We know that reality sucks. But we can't allow it to trap us. We know that we are a small minority... our lack of "efficiency" is no reason to turn away from our horizon, but just another reason to remain critical and keep on fighting. The "hope" is based in ourselves and in our struggle. Hoping for........ is just a Christian reflex that makes us faint. The conflict is permanent and will remain a constant one. And even if it was only to maintain our dignity. That's what anarchy and the reality taught me.
Now in the hands of the enemy I see the core of the repressive apparatus for the first time. They tell me prison is a reflection of society. If that is true than it is really miserable at times. To some of you I did already write that I feel like being in school again, because of the narrow-minded mentality and the forced routine here. Hmm, does this reveal something about the school system or about prisons....

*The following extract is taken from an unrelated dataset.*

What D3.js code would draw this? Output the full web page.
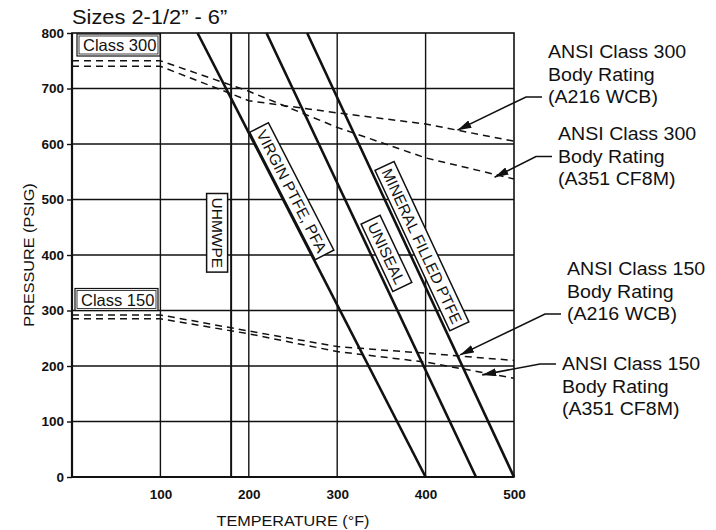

If you look at this situation like a pigeon from a roof - it is absurd. When I come back from my hour of walking in circles, the watchdog is already waiting for me at the open door of my prison cell. He says "tschüss" (bye bye), sometimes really friendly, and then he locks me up for 23 hours... good democratic manners. Well, it’s a job like any other. Follow the rules, no matter what they are. If they had to beat me up tomorrow, they would have no scruples either. That's the prevailing work ethic...... after all I am the prisoner here. It is as if, like in a background scenery, I hear the jailers sing: "He is still alive, he is still alive." And I have to think of the suicide reports that are so often main topic to conversations here. Cynicism and fatalism are decorating the corridors......... but it just strengthens my convictions.
Prison will always be part of an anarchist´s experience and an anarchist movement. We are doomed to struggle in illusion and to live in dishonesty with our ideas, if don't allow this fact a clear space in our actions and organisations.
Ok, I want to close by saying that if you can't find the necessity to fight within yourself, stop talking about it. Anarchism will only turn into an abstraction. For some it turns into a fashion show, for others into guardianship upon others. Revolutionary solidarity, the connective tissue, lives within the realisation of our own struggle, the one of others and the resulting action.
Everything else is just civil chitchat.
Hereby I use the opportunity to greet my three comrades with a warm hug. See you the theatre of justice. I am looking forward to seeing you again. Thinking about it makes me smile.
I also wish all those a lot of strength, who are struggling against the loneliness of prisons and who are locked up, because of their rebellion against any kind of power and manipulation.
Let’s grow like crushing weeds through their concrete.
A warm hug for all you who are with me.
My heart is with you.
For anarchy and the end of this spectacle.